De la lucidité
Cela fait quelque temps que je n’ai pas alimenté ces chroniques en direction de moi-même, c'est-à-dire de personne, de tous ou du lecteur de hasard qui s’y reconnaîtra sans que je le connaisse. Si j’y reviens, c’est pour dire mes démêlés avec cette fonction cruelle que nous portons en nous, bien au-delà de l’idée que nous nous en faisons, bien autrement que nous ne le pensons : je veux parler de la lucidité.
Immergés dans le bouillon romanesque de nos existences et sommés de le boire de telle ou telle façon par la mode ou la dictature d’un temps et d’un lieu, nous sommes parfaitement informés, pour l’essentiel à notre insu, de la façon réelle dont chaque chose advient, nous caresse ou nous heurte, et passe à travers nous. Que cela nous réjouisse ou nous blesse, les choses qui sont sont, celles qui ne sont pas ne sont pas, comme le disait déjà Parménide en son temps. Il voyait en cela le choix qui nous est laissé, entre une voie et une impasse. J’aurais tendance, pour ma part, à y voir plutôt une hybridation très inconfortable de voie et d’impasse, une sorte de voie en forme d’impasse si l’on veut.
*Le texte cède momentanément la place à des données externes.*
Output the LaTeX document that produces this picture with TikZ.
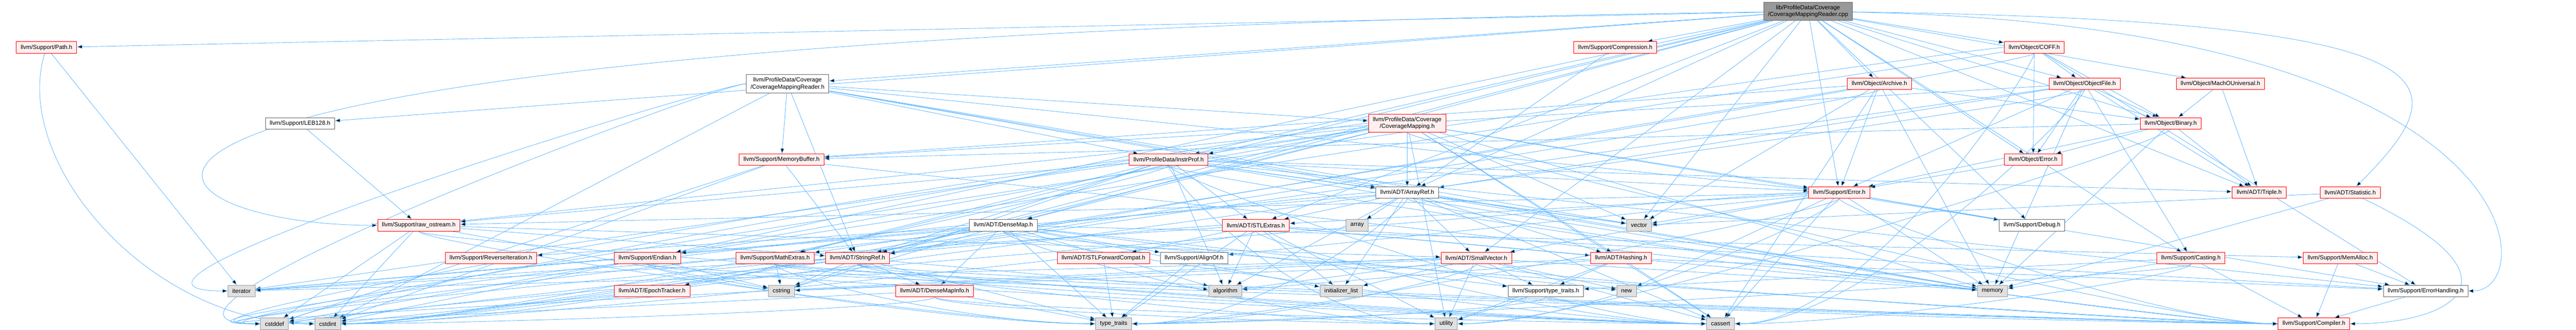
\documentclass[tikz,border=0pt]{standalone}
\usepackage{fontspec}
\setmainfont{Liberation Sans}
\usetikzlibrary{arrows.meta,backgrounds}

\definecolor{edgeblue}{HTML}{63B8FF}
\definecolor{redfill}{HTML}{FFF0F0}
\definecolor{sysfill}{HTML}{E0E0E0}
\definecolor{sysline}{HTML}{999999}
\definecolor{plainline}{HTML}{666666}
\definecolor{topfill}{HTML}{999999}

\tikzset{
  file/.style={rectangle, inner xsep=7.4pt, inner ysep=2pt, minimum height=19.5pt,
    line width=0.75pt, font=\fontsize{10pt}{11.5pt}\selectfont, align=center},
  redbox/.style={file, draw=red, fill=redfill},
  plainbox/.style={file, draw=plainline, fill=white},
  sysbox/.style={file, draw=sysline, fill=sysfill},
  topbox/.style={file, draw=plainline, fill=topfill, minimum height=31pt},
  twoline/.style={minimum height=31pt},
  dep/.style={draw=edgeblue, line width=0.75pt, -{Stealth[length=9, width=6.5, inset=0]}},
  via/.style={to path={.. controls #1 .. (\tikztotarget)}},
  fromright/.style={via={+(0,40) and +(333,0)}},
  fromleft/.style={via={+(0,40) and +(-333,0)}},
  wrapleft/.style={via={+(-160,0) and +(-450,0)}}
}

\begin{document}
\begin{tikzpicture}[x=0.75pt, y=-0.75pt]
\useasboundingbox (0,0) rectangle (5813,744);

\node[topbox] (cmrcpp) at (4080,25.5) {lib/ProfileData/Coverage\\/CoverageMappingReader.cpp};

\node[redbox] (path) at (105,107) {llvm/Support/Path.h};
\node[redbox] (compression) at (3645,107) {llvm/Support/Compression.h};
\node[redbox] (coff) at (4590.5,107) {llvm/Object/COFF.h};

\node[plainbox, twoline] (cmrh) at (1777,189) {llvm/ProfileData/Coverage\\/CoverageMappingReader.h};
\node[redbox] (archive) at (4241,189) {llvm/Object/Archive.h};
\node[redbox] (objfile) at (4704,189) {llvm/Object/ObjectFile.h};
\node[redbox] (macho) at (5010.5,189) {llvm/Object/MachOUniversal.h};

\node[plainbox] (leb) at (677,278) {llvm/Support/LEB128.h};
\node[redbox, twoline] (cmh) at (3175.5,278) {llvm/ProfileData/Coverage\\/CoverageMapping.h};
\node[redbox] (binary) at (4898.5,278) {llvm/Object/Binary.h};

\node[redbox] (membuf) at (1763.5,360) {llvm/Support/MemoryBuffer.h};
\node[redbox] (instrprof) at (2637,360) {llvm/ProfileData/InstrProf.h};
\node[redbox] (objerror) at (4588,360) {llvm/Object/Error.h};

\node[plainbox] (arrayref) at (3175.5,434) {llvm/ADT/ArrayRef.h};
\node[redbox] (error) at (4150.5,434) {llvm/Support/Error.h};
\node[redbox] (triple) at (5098,434) {llvm/ADT/Triple.h};
\node[redbox] (statistic) at (5303.5,434) {llvm/ADT/Statistic.h};

\node[redbox] (rawos) at (945,508) {llvm/Support/raw\_ostream.h};
\node[plainbox] (densemap) at (2264,508) {llvm/ADT/DenseMap.h};
\node[redbox] (stlextras) at (2834,508) {llvm/ADT/STLExtras.h};
\node[sysbox] (array) at (3062.5,508) {array};
\node[sysbox] (vector) at (3698.5,508) {vector};
\node[plainbox] (debug) at (4585.5,508) {llvm/Support/Debug.h};

\node[redbox] (reviter) at (1108,582) {llvm/Support/ReverseIteration.h};
\node[redbox] (endian) at (1461,582) {llvm/Support/Endian.h};
\node[redbox] (mathext) at (1749,582) {llvm/Support/MathExtras.h};
\node[redbox] (stringref) at (1935,582) {llvm/ADT/StringRef.h};
\node[redbox] (stlfwd) at (2490,582) {llvm/ADT/STLForwardCompat.h};
\node[plainbox] (alignof) at (2694.5,582) {llvm/Support/AlignOf.h};
\node[redbox] (smallvec) at (3331.5,582) {llvm/ADT/SmallVector.h};
\node[redbox] (hashing) at (3658,582) {llvm/ADT/Hashing.h};
\node[redbox] (casting) at (4944,582) {llvm/Support/Casting.h};
\node[redbox] (memalloc) at (5281,582) {llvm/Support/MemAlloc.h};

\node[sysbox] (iterator) at (545,656) {iterator};
\node[redbox] (epoch) at (1471.5,656) {llvm/ADT/EpochTracker.h};
\node[sysbox] (cstring) at (1763.5,656) {cstring};
\node[redbox] (densemapinfo) at (2109,656) {llvm/ADT/DenseMapInfo.h};
\node[sysbox] (algorithm) at (2765,656) {algorithm};
\node[sysbox] (initlist) at (3026.5,656) {initializer\_list};
\node[plainbox] (supptt) at (3488,656) {llvm/Support/type\_traits.h};
\node[sysbox] (new) at (3670.5,656) {new};
\node[sysbox] (memory) at (4496,656) {memory};
\node[plainbox] (errhandling) at (5473.5,656) {llvm/Support/ErrorHandling.h};

\node[sysbox] (cstddef) at (619.5,730) {cstddef};
\node[sysbox] (cstdint) at (739.5,730) {cstdint};
\node[sysbox] (typetraits) at (2513,730) {type\_traits};
\node[sysbox] (utility) at (3263.5,730) {utility};
\node[sysbox] (cassert) at (3882.5,730) {cassert};
\node[redbox] (compiler) at (5221.5,730) {llvm/Support/Compiler.h};

\begin{scope}[on background layer]
\path[dep] (cmrcpp) edge (cmrh) edge (arrayref) edge (densemap) edge (stlextras)
  edge (smallvec) edge[via={+(1500,20) and +(250,-250)}] (statistic) edge (stringref)
  edge (triple) edge (archive) edge (binary) edge (coff) edge (objerror) edge (macho)
  edge (objfile) edge (instrprof) edge (casting) edge (compression) edge (debug)
  edge (endian) edge (error) edge[via={+(1650,30) and +(260,0)}] (errhandling)
  edge (leb) edge (mathext) edge (path)
  edge[via={+(-4300,60) and +(-700,0)}] (rawos) edge (vector);
\path[dep] (cmrh) edge (arrayref) edge (stringref) edge (cmh) edge (instrprof)
  edge (error) edge (membuf) edge[wrapleft] (cstddef) edge (cstdint)
  edge[wrapleft] (iterator) edge (memory) edge (vector);
\path[dep] (cmh) edge (arrayref) edge (densemap) edge (hashing) edge (stringref)
  edge (instrprof) edge[fromleft] (compiler) edge (debug) edge (endian) edge (error)
  edge (rawos) edge (cassert) edge[wrapleft] (cstdint) edge (iterator) edge (memory)
  edge (utility) edge (vector);
\path[dep] (instrprof) edge (arrayref) edge (stlextras) edge (stringref) edge (triple)
  edge[fromleft] (compiler) edge (error) edge (errhandling) edge (mathext) edge (rawos)
  edge (algorithm) edge[fromleft] (cassert) edge[wrapleft] (cstddef)
  edge[fromright] (cstdint) edge (cstring) edge (memory) edge[fromleft] (utility)
  edge (vector);
\path[dep] (membuf) edge (stringref) edge (cstddef) edge (cstdint) edge (memory);
\path[dep] (arrayref) edge (hashing) edge (smallvec) edge (stlextras)
  edge[fromleft] (compiler) edge (algorithm) edge (array) edge (cassert)
  edge[wrapleft] (cstddef) edge (initlist) edge (iterator) edge (memory)
  edge[fromright] (typetraits) edge (vector);
\path[dep] (error) edge (stlextras) edge (smallvec) edge (alignof) edge[fromleft] (compiler)
  edge (debug) edge (errhandling) edge (rawos) edge (cassert) edge[wrapleft] (cstdint)
  edge (memory) edge (new) edge[fromright] (typetraits) edge[fromright] (utility)
  edge (vector);
\path[dep] (rawos) edge (stringref) edge (smallvec) edge[fromleft] (cassert)
  edge (cstddef) edge (cstdint) edge (cstring) edge[fromleft] (typetraits);
\path[dep] (densemap) edge (densemapinfo) edge (epoch) edge (alignof)
  edge[fromleft] (compiler) edge (mathext) edge (memalloc) edge (reviter) edge (supptt)
  edge (algorithm) edge[fromleft] (cassert) edge[wrapleft] (cstddef) edge (cstring)
  edge (initlist) edge (iterator) edge (new) edge (typetraits) edge[fromleft] (utility);
\path[dep] (stlextras) edge (hashing) edge (stlfwd) edge (errhandling) edge (algorithm)
  edge[fromleft] (cassert) edge[wrapleft] (cstddef) edge[fromright] (cstdint)
  edge (initlist) edge (iterator) edge (memory) edge (typetraits) edge (utility);
\path[dep] (smallvec) edge[fromleft] (compiler) edge (supptt) edge (algorithm)
  edge (cassert) edge[wrapleft] (cstddef) edge (cstring) edge (initlist) edge (iterator)
  edge (memory) edge (new) edge[fromright] (typetraits) edge (utility);
\path[dep] (hashing) edge (errhandling) edge (supptt) edge (algorithm) edge (cassert)
  edge (cstring) edge (utility);
\path[dep] (stringref) edge (densemapinfo) edge[fromleft] (compiler) edge (algorithm)
  edge[fromleft] (cassert) edge (cstddef) edge (cstring) edge (iterator)
  edge (typetraits) edge[fromleft] (utility);
\path[dep] (densemapinfo) edge[fromleft] (cassert) edge (cstddef)
  edge[fromright] (cstdint) edge (typetraits) edge[fromleft] (utility);
\path[dep] (epoch) edge (cstdint);
\path[dep] (endian) edge[fromleft] (compiler) edge[fromleft] (cassert) edge (cstddef)
  edge (cstdint) edge (cstring) edge[fromleft] (typetraits);
\path[dep] (mathext) edge[fromleft] (compiler) edge[fromleft] (cassert)
  edge[fromright] (cstdint) edge (cstring) edge[fromleft] (typetraits);
\path[dep] (stlfwd) edge (typetraits);
\path[dep] (alignof) edge (typetraits);
\path[dep] (supptt) edge[fromleft] (compiler) edge[fromright] (typetraits) edge (utility);
\path[dep] (casting) edge (compiler) edge (supptt) edge[fromright] (cassert) edge (memory)
  edge[fromright] (typetraits);
\path[dep] (memalloc) edge (compiler) edge (errhandling);
\path[dep] (errhandling) edge (compiler);
\path[dep] (statistic) edge[via={+(420,200) and +(300,0)}] (compiler) edge (memory)
  edge (vector);
\path[dep] (leb) edge (rawos);
\path[dep] (path) edge (iterator) edge[via={+(-80,260) and +(-400,0)}] (cstdint);
\path[dep] (compression) edge (arrayref);
\path[dep] (binary) edge (triple) edge (objerror) edge (error) edge (membuf)
  edge (memory) edge[fromright] (utility);
\path[dep] (objerror) edge (error);
\path[dep] (archive) edge (stringref) edge (binary) edge (error) edge (membuf)
  edge (cassert) edge[fromright] (cstdint) edge (memory) edge (vector);
\path[dep] (objfile) edge (arrayref) edge (stringref) edge (triple) edge (binary)
  edge (objerror) edge (casting) edge (error) edge (membuf) edge[fromright] (cassert)
  edge[fromright] (cstdint) edge (memory);
\path[dep] (coff) edge (binary) edge (objerror) edge (objfile) edge (endian)
  edge (errhandling) edge[fromright] (cassert) edge[wrapleft] (cstddef)
  edge[fromright] (cstdint);
\path[dep] (macho) edge (triple) edge (binary);
\end{scope}
\end{tikzpicture}
\end{document}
La pente générale en cette affaire est de suivre l’inflexion imprimée au commencement par l’erreur matricielle qui nous a donné forme d’homme et qui conditionne un calibrage très étroit des vérités admissibles. Les choses se compliquent pour celui qui, par malfaçon congénitale, aura été construit à l’envers et que l’erreur originelle aura laissé errer les yeux ouverts parmi les friches de l’humain. Bien qu’il ne porte en lui aucun des ingrédients qui composent et alimentent le grand malentendu humain, son existence même constitue un témoignage à charge contre notre erreur matricielle et de fil en aiguille contre tous les dénis petits ou grands qui en découlent. Sa façon de parler ou de se taire alimentera sans cesse l’inquiétude et le soupçon de tous ceux que n’apaisent que les vérités et les mensonges calibrés. Il aura beau faire et beau dire, il restera ce qu’il est, une plaie ouverte sur cette chrysalide de demi-sommeil qui enveloppe la nymphe de l’homme réel. Si elle ne peut faire l’objet d’une classification nosographique, son innocence sera perçue comme une intention malveillante à l’égard de l’espèce et neutralisée, soit par le silence, soit par des méthodes plus actives, selon les circonstances et le climat.